One, they are so sleep deprived they can’t think straight.

Two, they are on drugs.

Three, their husbands are doing all of the nighttime parenting and they are scoffing chocs and watching soap operas during the day while their kids are in nursery.

Alternatively, perhaps they are just using the expression as a way to quantify that overwhelming surge of love that appears out of nowhere post partum and threatens to swallow you whole?

Because if you have lived a life without children for 20, 30, 40 years before they make an appearance and turn your world upside down, you can’t honestly expect me to believe that you can forget it entirely.

Even with baby brain, I can just about recall the pleasure of watching a film uninterrupted, making a nice meal to eat on the couch at leisure, spending Sunday afternoons in the pub, spontaneously arranging a night out, getting home late and going to bed for a blissful full night’s sleep.

If left unattended, I might even imagine my previous life as better than it actually was.

Now of course I’m not suggesting I regret parenthood.

I wouldn’t have done it twice – about to be thrice – if I resented giving up my sleep, my health, my body, my free time, and quite a bit of the best parts of the food on my plate.

But there is a little part of me that regularly dreams about what life would have been like if my husband and I still had access to all that freedom, fun and lack of responsibility.

Not so long ago some very unsurprising survey results from the Open University recorded that couples without children had better relationships.

They had more quality time together, more hobbies, more holidays.

But the study also revealed that mothers are a lot happier as individuals than childless women – even if the childless woman happens to have a better relationship with their partner.

I can see why this might be true.

Because while I was content before I had children, I didn’t get to experience all those extreme emotions that, for me, life is really about.

Children are as wonderful as they are awful.

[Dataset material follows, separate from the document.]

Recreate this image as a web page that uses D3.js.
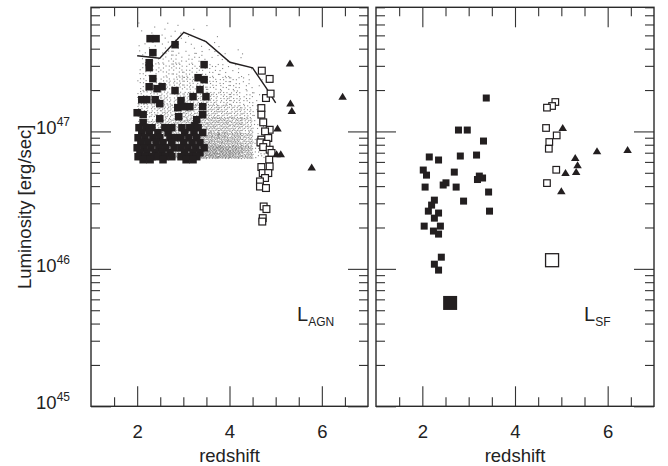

As selfish as they are giving. As kind as they are cruel. And as beautiful as they are gruesome.

They push you through the mill until you think you can’t take anymore, then redeem themselves with a single smile.

Perhaps the reason people who have children can’t properly remember what it was like before them is because parenthood changes them so much that there is no firm ground from which to view the past.

After all the joys of being alone with your partner and being part of a family unit are so qualitatively different that they can’t be compared.

I can’t say for sure that having children has made me happier.

But I do know that my kids bring with them a whirlwind of feelings – from the most blissful to the greatest depths of misery.

Parenthood is certainly not the soft option nor the safe option – it is the extreme option.

It is the rollercoaster for the thrillseekers while the childless stick to the teacups and look on with horror.

I’ve enjoyed my brief reprieve from the twists and turns – a reminder of life before the funfair.

But my kids are on their way home and time to strap myself in for the next part of the ride.